Las leyendas de huldufólk —gente oculta— persisten en la mentalidad local con una naturalidad desconcertante. Hay piedras que no se mueven durante construcciones de carreteras, historias de encuentros sobrenaturales contadas sin ironía, y un respeto profundo por lo invisible que coexiste perfectamente con la modernidad tecnológica.

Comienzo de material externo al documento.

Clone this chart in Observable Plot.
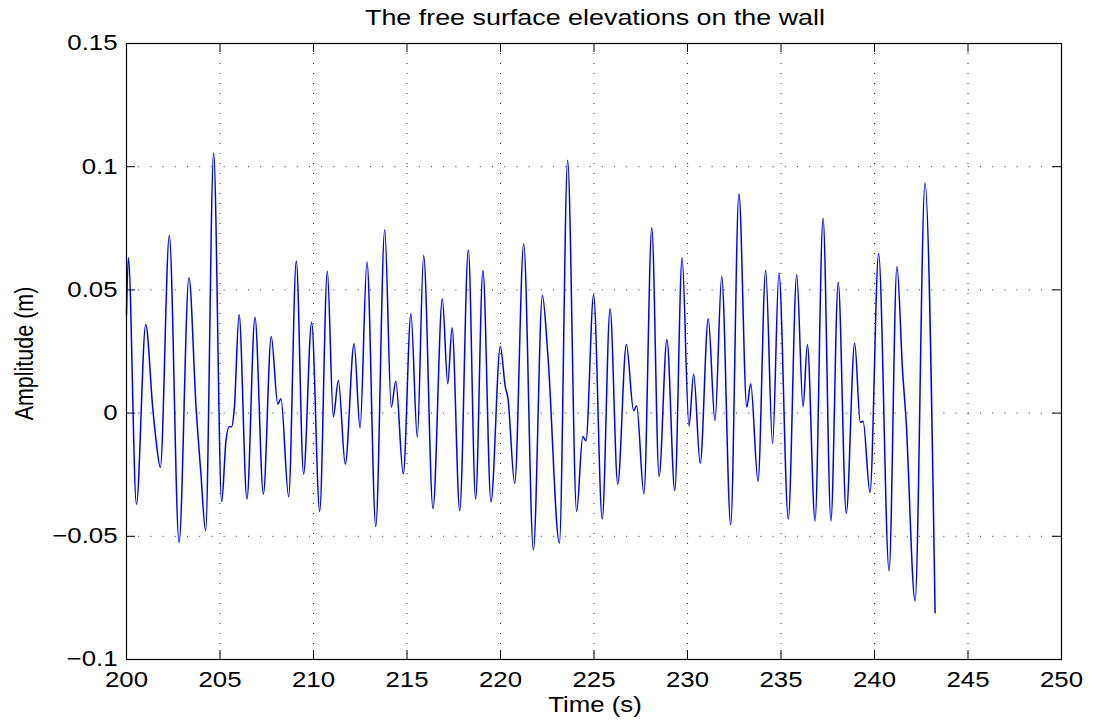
<!DOCTYPE html>
<html>
<head>
<meta charset="utf-8">
<script src="https://cdn.jsdelivr.net/npm/d3@7"></script>
<script src="https://cdn.jsdelivr.net/npm/@observablehq/plot@0.6"></script>
<style>
  html, body { margin: 0; padding: 0; background: #fff; }
  #title { height: 34px; position: relative; font-family: "Liberation Sans", Arial, Helvetica, sans-serif; font-size: 22.4px; color: #000; }
  #title span { position: absolute; left: 595px; top: 0; line-height: 36px; white-space: nowrap; transform: translateX(-50%) scaleX(1.2); }
</style>
</head>
<body>
<div id="title"><span>The free surface elevations on the wall</span></div>
<div id="chart"></div>
<script>
// ---- data (time in s, amplitude in m) ----
const times = [
  200.00, 200.10, 200.53, 201.03, 201.40, 201.58, 201.81, 202.29, 202.81, 203.34,
  203.72, 203.98, 204.23, 204.66, 205.09, 205.32, 205.50, 205.62, 205.77, 206.02,
  206.44, 206.87, 207.32, 207.74, 208.09, 208.26, 208.67, 209.08, 209.47, 209.90,
  210.33, 210.74, 211.06, 211.33, 211.70, 212.17, 212.49, 212.86, 213.33, 213.81,
  214.16, 214.40, 214.80, 215.21, 215.55, 215.89, 216.39, 216.89, 217.18, 217.41,
  217.82, 218.28, 218.67, 219.06, 219.49, 219.99, 220.26, 220.39, 220.76, 221.24,
  221.76, 222.24, 222.53, 223.15, 223.59, 224.07, 224.40, 224.57, 224.98, 225.44,
  225.86, 226.27, 226.73, 227.12, 227.28, 227.67, 228.09, 228.48, 228.90, 229.32,
  229.71, 230.08, 230.33, 230.68, 231.11, 231.47, 231.83, 232.31, 232.75, 233.17,
  233.38, 233.77, 234.18, 234.55, 234.89, 235.39, 235.84, 236.18, 236.41, 236.82,
  237.25, 237.67, 238.06, 238.49, 238.94, 239.24, 239.39, 239.76, 240.22, 240.78,
  241.20, 241.51, 241.68, 242.17, 242.70, 243.24
];
const amplitudes = [
  0.0400, 0.0630, -0.0370, 0.0360, 0.0024, -0.0110, -0.0220, 0.0721, -0.0525, 0.0549,
  0.0024, -0.0247, -0.0477, 0.1057, -0.0360, -0.0112, -0.0054, -0.0056, 0.0024, 0.0400,
  -0.0349, 0.0389, -0.0328, 0.0311, 0.0037, 0.0058, -0.0339, 0.0617, -0.0247, 0.0369,
  -0.0399, 0.0576, -0.0014, 0.0132, -0.0207, 0.0281, -0.0060, 0.0613, -0.0460, 0.0744,
  0.0024, 0.0129, -0.0247, 0.0403, -0.0098, 0.0640, -0.0387, 0.0464, 0.0119, 0.0346,
  -0.0396, 0.0663, -0.0349, 0.0579, -0.0360, 0.0270, 0.0105, 0.0065, -0.0285, 0.0687,
  -0.0556, 0.0477, 0.0240, -0.0527, 0.1026, -0.0399, -0.0095, -0.0112, 0.0480, -0.0430,
  0.0423, -0.0288, 0.0278, 0.0010, 0.0030, -0.0328, 0.0752, -0.0257, 0.0299, -0.0315,
  0.0630, -0.0053, 0.0159, -0.0204, 0.0383, -0.0030, 0.0554, -0.0453, 0.0890, 0.0024,
  0.0119, -0.0277, 0.0579, -0.0123, 0.0569, -0.0430, 0.0561, 0.0026, 0.0278, -0.0437,
  0.0791, -0.0437, 0.0531, -0.0407, 0.0284, -0.0037, -0.0033, -0.0322, 0.0647, -0.0640,
  0.0595, 0.0159, -0.0017, -0.0762, 0.0933, -0.0810
];
const xTicks = [200, 205, 210, 215, 220, 225, 230, 235, 240, 245, 250];
const xTickLabels = ["200", "205", "210", "215", "220", "225", "230", "235", "240", "245", "250"];
const yTicks = [-0.1, -0.05, 0, 0.05, 0.1, 0.15];
const yTickLabels = ["\u22120.1", "\u22120.05", "0", "0.05", "0.1", "0.15"];
const xLabel = "Time (s)";
const yLabel = "Amplitude (m)";

// ---- layout ----
const W = 1094, H = 687;
const mT = 9, mB = 62, mL = 126, mR = 33;
const plotW = W - mL - mR, plotH = H - mT - mB;
const tickLen = 9;
const xGrid = xTicks.slice(1, -1);
const yGrid = yTicks.slice(1, -1);

const chart = Plot.plot({
  width: W,
  height: H,
  marginTop: mT,
  marginBottom: mB,
  marginLeft: mL,
  marginRight: mR,
  style: {
    fontFamily: "'Liberation Sans', Arial, Helvetica, sans-serif",
    fontSize: "21.5px",
    color: "#000",
    background: "#fff",
    overflow: "visible"
  },
  x: {
    domain: [xTicks[0], xTicks[xTicks.length - 1]],
    ticks: xTicks,
    tickFormat: d => xTickLabels[xTicks.indexOf(d)],
    tickSize: 0,
    tickPadding: 12,
    label: null
  },
  y: {
    domain: [yTicks[0], yTicks[yTicks.length - 1]],
    ticks: yTicks,
    tickFormat: d => yTickLabels[yTicks.indexOf(d)],
    tickSize: 0,
    tickPadding: 9,
    label: null
  },
  marks: [
    // dotted grid
    Plot.ruleX(xGrid, {stroke: "#333", strokeWidth: 1, strokeDasharray: "1,9"}),
    Plot.ruleY(yGrid, {stroke: "#333", strokeWidth: 1, strokeDasharray: "1,11.2"}),
    // inward tick marks on all four sides
    Plot.ruleX(xTicks, {stroke: "#000", insetTop: plotH - tickLen}),
    Plot.ruleX(xTicks, {stroke: "#000", insetBottom: plotH - tickLen}),
    Plot.ruleY(yTicks, {stroke: "#000", insetRight: plotW - tickLen}),
    Plot.ruleY(yTicks, {stroke: "#000", insetLeft: plotW - tickLen}),
    // the series
    Plot.line(amplitudes, {x: times, y: amplitudes, stroke: "#0000ff", strokeWidth: 1.5, curve: "monotone-x"}),
    Plot.frame({stroke: "#000", strokeWidth: 1.2}),
    // axis titles
    Plot.text([xLabel], {frameAnchor: "bottom", textAnchor: "middle", lineAnchor: "bottom", dx: 1, dy: 52, fill: "#000"}),
    Plot.text([yLabel], {frameAnchor: "left", textAnchor: "middle", lineAnchor: "bottom", rotate: -90, dx: -94, dy: 2, fill: "#000"})
  ]
});

document.getElementById("chart").appendChild(chart);

// widen all text horizontally (the reference is rendered with a 1.2 horizontal stretch)
d3.select(chart).selectAll("text").each(function () {
  const t = this.getAttribute("transform") || "";
  if (t.includes("rotate(")) {
    this.setAttribute("transform", t.replace("rotate(", "scale(1.2,1) rotate("));
  } else {
    this.setAttribute("transform", (t + " scale(1.2,1)").trim());
  }
});
</script>
</body>
</html>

Viajar por las Islas Feroe es aceptar que la naturaleza manda, que los planes se ajustan al clima y que la belleza más profunda habita en la imperfección. Es conducir bajo lluvias horizontales que ceden repentinamente a rayos de sol que iluminan cascadas como focos celestiales. Es descubrir que el verdadero lujo no está en las comodidades sino en la autenticidad, en conversaciones con pescadores en puertos minúsculos, en el silencio abrumador de valles donde eres el único visitante y el viento es la única banda sonora necesaria. El archipiélago no busca complacer: ofrece, simplemente, su verdad indómita a quienes estén dispuestos a aceptarla en sus propios términos. Y esa, quizás, es la invitación más honesta que un lugar puede hacer.